The Republicans’ refusal to even consider President Obama’s nomination of Merrick Garland changed the game. Their invocation of a non-existent “rule” or “precedent” against confirming Supreme Court nominations during the last year of a presidential term was nothing more than a fraudulent pretext.

There is, and never has been, such a rule. It is true that election year nominations have been somewhat infrequent in our history, mostly because relatively few Supreme Court seats have been vacated during the final year of a presidential term. But when vacancies have occurred, they have generally been filled. In the last century, five Supreme Court justices were both nominated and confirmed during a presidential election year, and one additional justice was confirmed, although he had been nominated late the year before.

So the Republicans’ unprincipled and obnoxious treatment of Merrick Garland cannot be excused by precedent or some phony rule. It was, pure and simple, a political act to keep off the court a nominee whose judicial philosophy they did not like. Those are the new rules of the game.  

A few old-timers, notably including Lindsay Graham, have consistently played by the old rules. For that they deserve some credit, but they are not the ones calling the shots. Those who are calling the shots either apply one set of rules to their own party and another to the opposition, or simply want to win the political war.

Whether Gorsuch would deserve to be confirmed under the old rules makes for an interesting, albeit academic debate. He is certainly qualified in terms of education and professional experience. And he appears to have a winning demeanor and a fine judicial temperament.

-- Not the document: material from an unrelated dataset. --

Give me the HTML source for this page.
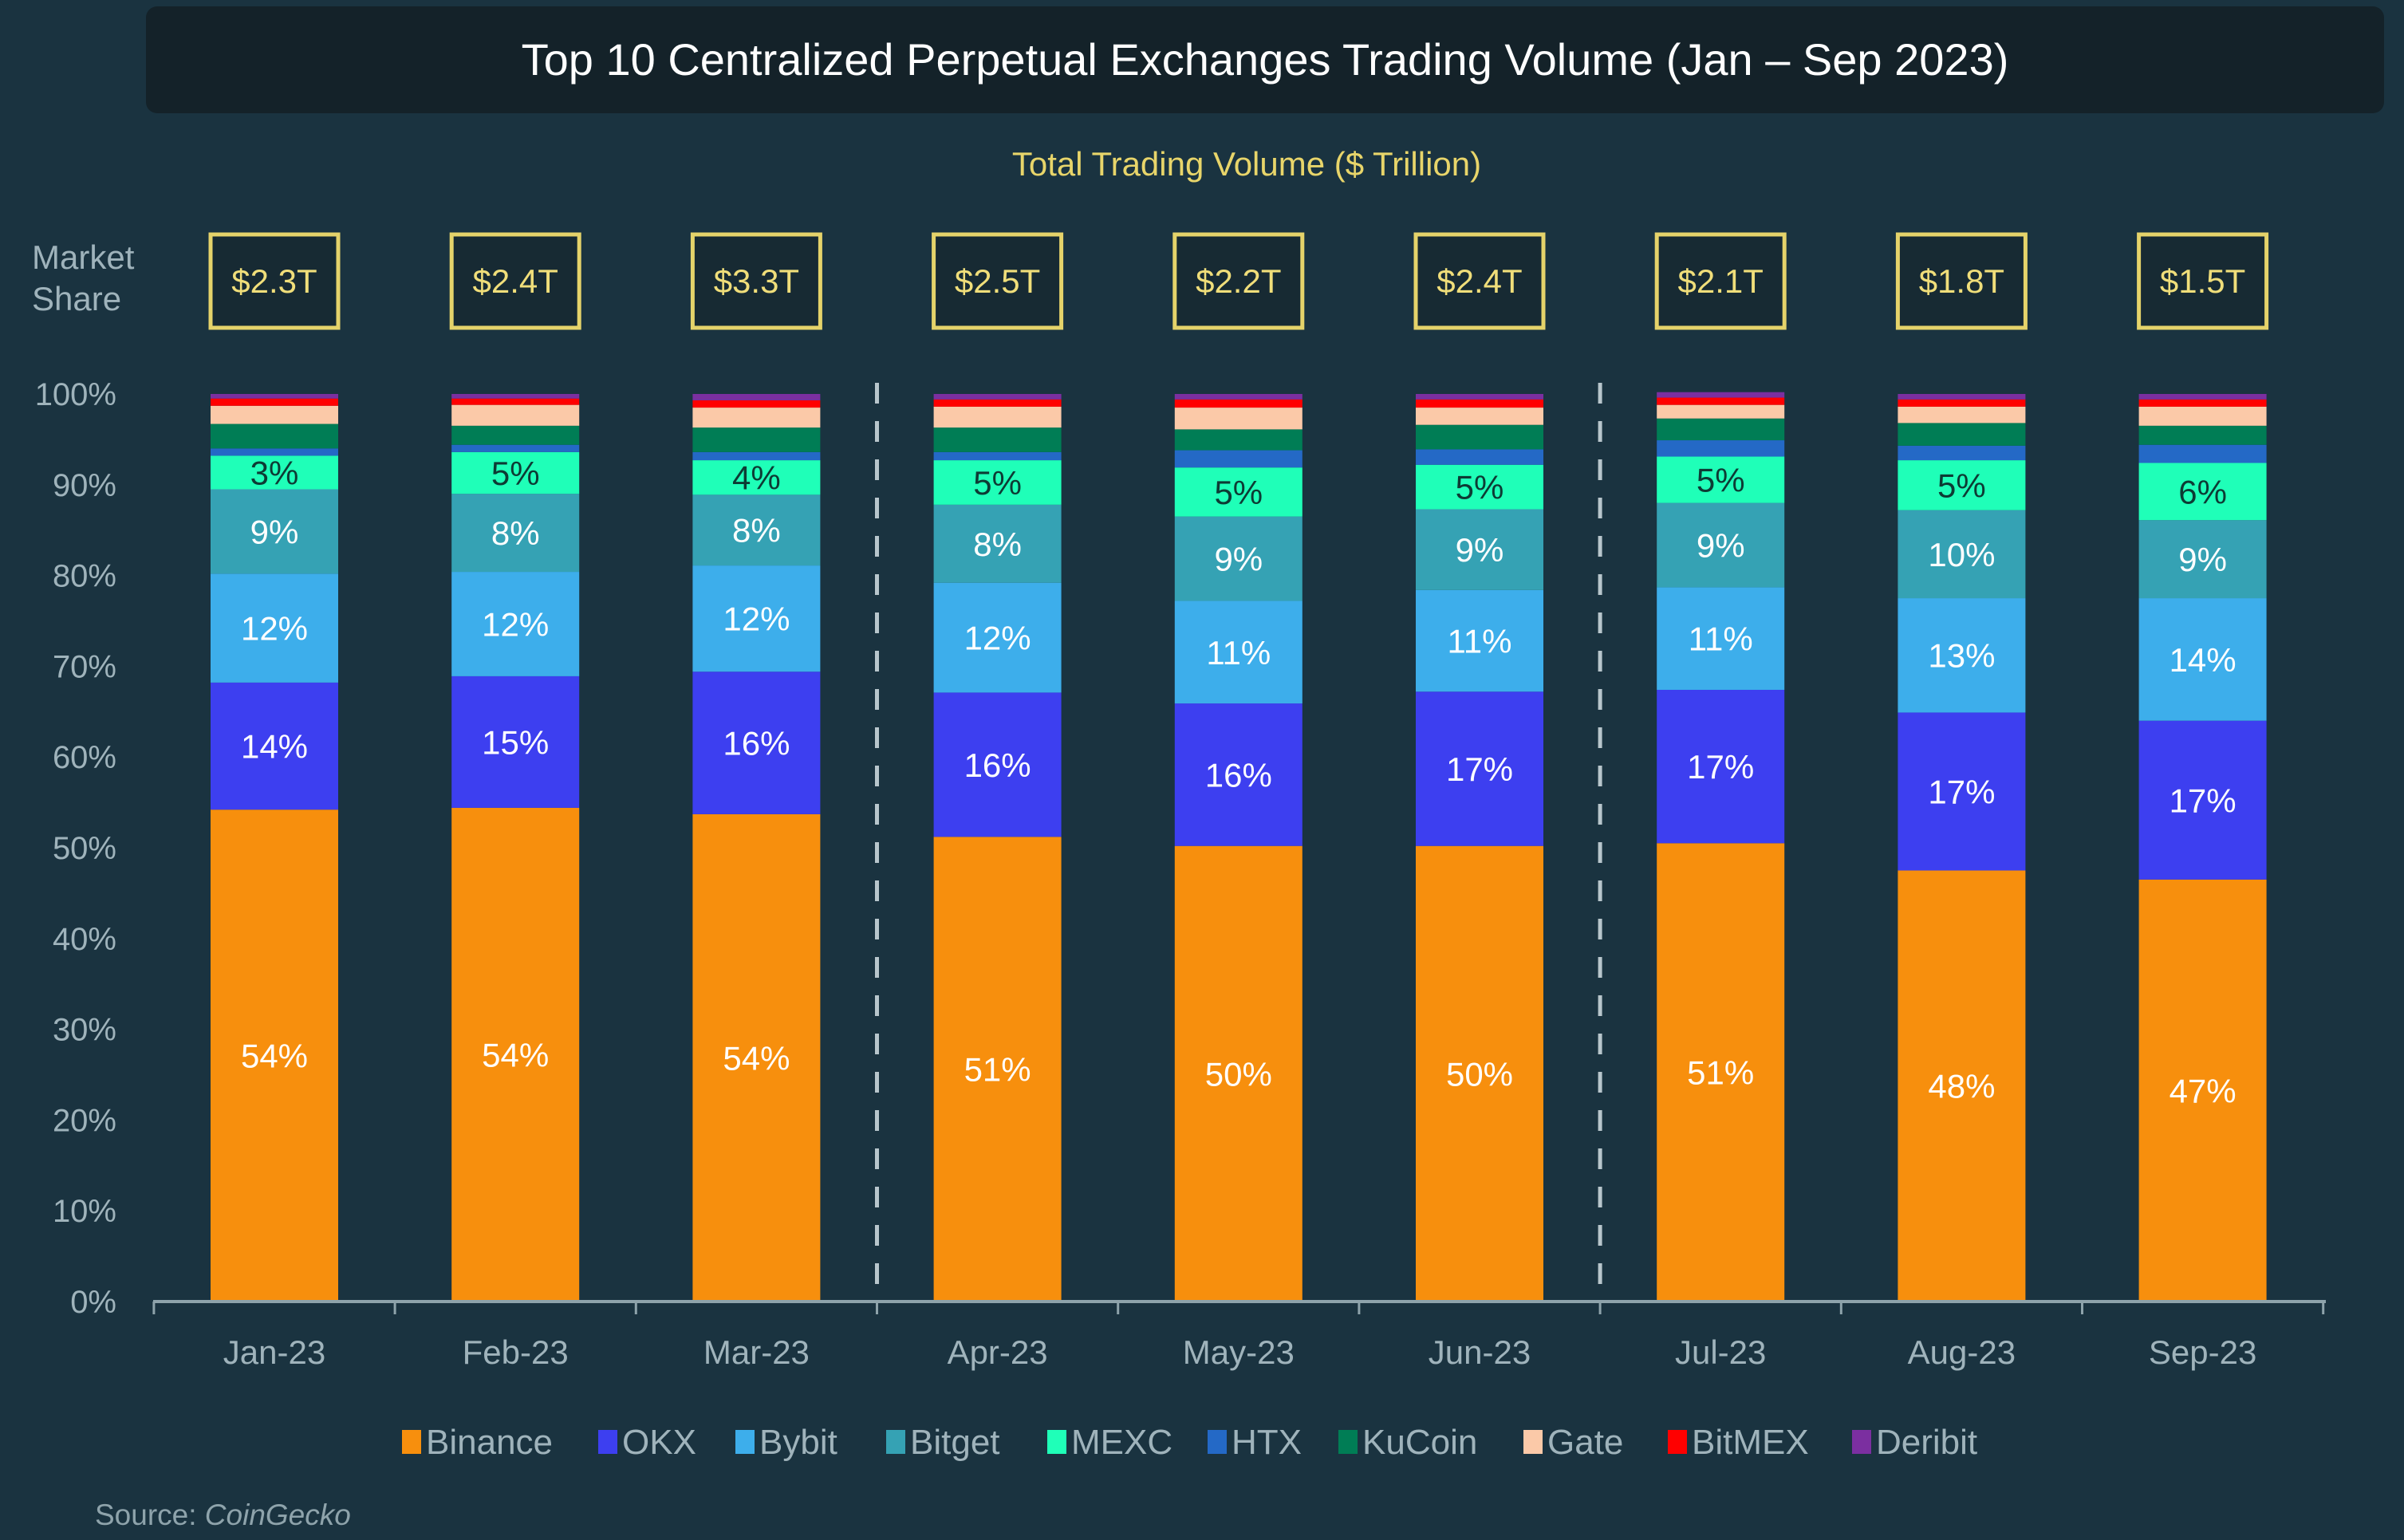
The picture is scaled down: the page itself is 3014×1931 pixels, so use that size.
<!DOCTYPE html>
<html><head><meta charset="utf-8"><style>
html,body{margin:0;padding:0;background:#1a3340;}
body{width:3014px;height:1926px;overflow:hidden;font-family:"Liberation Sans",sans-serif;}
</style></head><body>
<svg id="chart" width="3014" height="1926" xmlns="http://www.w3.org/2000/svg" font-family="Liberation Sans, sans-serif">
<rect x="0" y="0" width="3014" height="1926" fill="#1a3340"/>
<rect x="183" y="8" width="2806" height="134" rx="14" fill="#142229"/>
<text x="1586" y="94" font-size="56" fill="#ffffff" text-anchor="middle">Top 10 Centralized Perpetual Exchanges Trading Volume (Jan – Sep 2023)</text>
<text x="1563" y="220" font-size="42" fill="#e8d56a" text-anchor="middle">Total Trading Volume ($ Trillion)</text>
<text x="40" y="337" font-size="42" fill="#9fb3bb">Market</text>
<text x="40" y="389" font-size="42" fill="#9fb3bb">Share</text>
<text x="119" y="1912" font-size="37" fill="#8ea3ab">Source: <tspan font-style="italic">CoinGecko</tspan></text>
<g id="plot"></g>
</svg>
<script>
const categories=["Jan-23","Feb-23","Mar-23","Apr-23","May-23","Jun-23","Jul-23","Aug-23","Sep-23"];
const totals=["$2.3T","$2.4T","$3.3T","$2.5T","$2.2T","$2.4T","$2.1T","$1.8T","$1.5T"];
const seriesNames=["Binance","OKX","Bybit","Bitget","MEXC","HTX","KuCoin","Gate","BitMEX","Deribit"];
const binance=[54.2,54.4,53.7,51.2,50.2,50.2,50.5,47.5,46.5];
const okx=[14.0,14.5,15.7,15.9,15.7,17.0,16.9,17.4,17.5];
const bybit=[12.0,11.5,11.7,12.1,11.3,11.2,11.3,12.6,13.5];
const bitget=[9.3,8.6,7.8,8.6,9.3,8.9,9.3,9.7,8.6];
const mexc=[3.7,4.6,3.8,4.9,5.4,4.9,5.1,5.5,6.3];
const htx=[0.8,0.8,0.9,0.9,1.9,1.7,1.8,1.6,2.0];
const kucoin=[2.7,2.1,2.7,2.7,2.3,2.7,2.4,2.5,2.1];
const gate=[2.0,2.3,2.2,2.3,2.4,1.9,1.5,1.8,2.1];
const bitmex=[0.8,0.7,0.8,0.8,0.9,0.9,0.8,0.8,0.8];
const deribit=[0.5,0.5,0.7,0.6,0.6,0.6,0.6,0.6,0.6];
const binanceLabels=["54%","54%","54%","51%","50%","50%","51%","48%","47%"];
const okxLabels=["14%","15%","16%","16%","16%","17%","17%","17%","17%"];
const bybitLabels=["12%","12%","12%","12%","11%","11%","11%","13%","14%"];
const bitgetLabels=["9%","8%","8%","8%","9%","9%","9%","10%","9%"];
const mexcLabels=["3%","5%","4%","5%","5%","5%","5%","5%","6%"];
const yTicks=[0,10,20,30,40,50,60,70,80,90,100];

const series=[binance,okx,bybit,bitget,mexc,htx,kucoin,gate,bitmex,deribit];
const labels=[binanceLabels,okxLabels,bybitLabels,bitgetLabels,mexcLabels];
const colors=["#f78f0d","#3d3ff0","#3daeeb","#35a2b4","#1fffb8","#2469c6","#007d55","#fbc9a8","#ff0000","#7b2fa0"];
const NS="http://www.w3.org/2000/svg";
const plot=document.getElementById('plot');
const y0=1632,y100=494,x0=344,step=302.2,bw=160;
const yScale=v=>y0-(y0-y100)*v/100;
const xScale=i=>x0+i*step;
function mk(tag,attrs,parent){const e=document.createElementNS(NS,tag);for(const k in attrs)e.setAttribute(k,attrs[k]);(parent||plot).appendChild(e);return e;}

yTicks.forEach(t=>{
  const e=mk('text',{x:146,y:yScale(t)+14,'font-size':40,fill:'#9fb3bb','text-anchor':'end'});
  e.textContent=t+'%';
  
  
});

categories.forEach((c,i)=>{
  const cx=xScale(i);
  let acc=0;
  series.forEach((s,k)=>{
    const v=s[i];
    const top=yScale(acc+v), bot=yScale(acc);
    const r=mk('rect',{x:cx-bw/2,y:top,width:bw,height:bot-top,fill:colors[k]});
    
    
    if(k<labels.length){
      const t=mk('text',{x:cx,y:(top+bot)/2+15,'font-size':42,fill:k==4?'#0d3b34':'#ffffff','text-anchor':'middle'});
      t.textContent=labels[k][i];
      
      
    }
    acc+=v;
  });
  const bx=mk('rect',{x:cx-80,y:294,width:160,height:117,fill:'#172a33',stroke:'#e5d36a','stroke-width':5});
  
  
  const tt=mk('text',{x:cx,y:367,'font-size':42,fill:'#f0de7a','text-anchor':'middle'});
  tt.textContent=totals[i];
  
  
  const xl=mk('text',{x:cx,y:1710,'font-size':42,fill:'#9fb3bb','text-anchor':'middle'});
  xl.textContent=c;
  
  
});

const ax=mk('line',{x1:192,y1:y0,x2:2916,y2:y0,stroke:'#8ea3ab','stroke-width':4});


for(let i=0;i<=categories.length;i++){
  const tx=xScale(i)-step/2;
  const tk=mk('line',{x1:tx,y1:y0,x2:tx,y2:y0+16,stroke:'#8ea3ab','stroke-width':3});
  
  
}
[3,6].forEach(i=>{
  const dx=xScale(i)-step/2;
  const d=mk('line',{x1:dx,y1:480,x2:dx,y2:y0,stroke:'#b8c6cc','stroke-width':5,'stroke-dasharray':'26 22'});
  
  
});

const legX=[504,750,922,1111,1313,1514,1678,1910,2091,2322];
seriesNames.forEach((n,k)=>{
  const sq=mk('rect',{x:legX[k],y:1793,width:24,height:30,fill:colors[k]});
  
  
  const t=mk('text',{x:legX[k]+30,y:1823,'font-size':44,fill:'#9fb3bb'});
  t.textContent=n;
  
  
});
</script>
</body></html>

The debate would come down to the third criterion, whether he adheres to fringe political or judicial views that are anathema to our shared values.

Can a position that is widely shared by an entire political party, and approved by at least a large minority of Americans, be viewed as fringe or antithetical to our values? Reasonable people could disagree on the answer to that question, both in terms of the positions themselves and whether there is sufficient evidence that the nominee holds them. And that may not even be the right question.

Exhibit A in the case against Gorsuch is that he voted with the majority on the 10th Circuit Court’s 5-3 ruling in the Hobby Lobby case. That case held that the ACA’s requirement that employers provide contraception under their healthcare plans was unconstitutional as applied to a closely held corporation owned by individuals who objected on religious grounds. One of the unique, and arguably fringe elements of that decision is that it was the first time the courts have ever recognized a for-profit corporation as a “person” capable of holding religious beliefs.

In addition to Hobby Lobby, the case against Gorsuch includes his advocacy of gun rights, his support for the death penalty, his opposition to assisted suicide, and his judicial philosophy in general.

Given that the Supreme Court affirmed the 10th Circuit’s Hobby Lobby decision (albeit by a 5-4 vote), and that most of the rest of the case against Gorsuch comes straight out of the platform of the Republican party (who, need I remind you, just creamed the Democrats in the 2016 election), is it intellectually honest to say that these positions are “fringe,” or antithetical to commonly shared values?

Maybe not, but they are still sufficient reason to oppose confirming Gorsuch. Even if his views are widely shared in Republican circles, they are anathema to everything Democrats hold dear. In today’s world, that’s enough. The old rules are dead.  The Republicans killed them not only by their mistreatment of Merrick Garland, but also by their politicization of everything from national security to the laws of nature and science. Democrats must fight back. This is not revenge, it is self-defense.       

Senate Democrats cannot play David to the Republicans’ Goliath.  They cannot fight this war with a slingshot and expect to win merely because they occupy the moral high ground. David hasn’t slain Goliath since, well, David and Goliath. And David would have been roadkill if Goliath had come after him in a Humvee.

Maybe we’ll get back to the old rules sometime in the future. But that is not going to happen soon. In the meantime, Senate Democrats must resist because if they don’t they will lose whatever standing they have left with their increasingly energized and mobilized base. The base rightly perceives that this nomination threatens everything they hold dear, from equal pay to voting rights to reproductive rights to LGBT rights to the environment and much more.  This is no time to play nice. As so well stated by Eugene Robinson, “the Democratic base is in no mood to hear about the clubby traditions and courtesies of the Senate.”

The Democrats are likely to lose this battle, but if they want to save their souls, they better go down fighting.

Philip Rotner is an attorney and an engaged citizen who has spent over 40 years practicing law.  His views are his own and do not reflect the views of any organization with which he has been associated.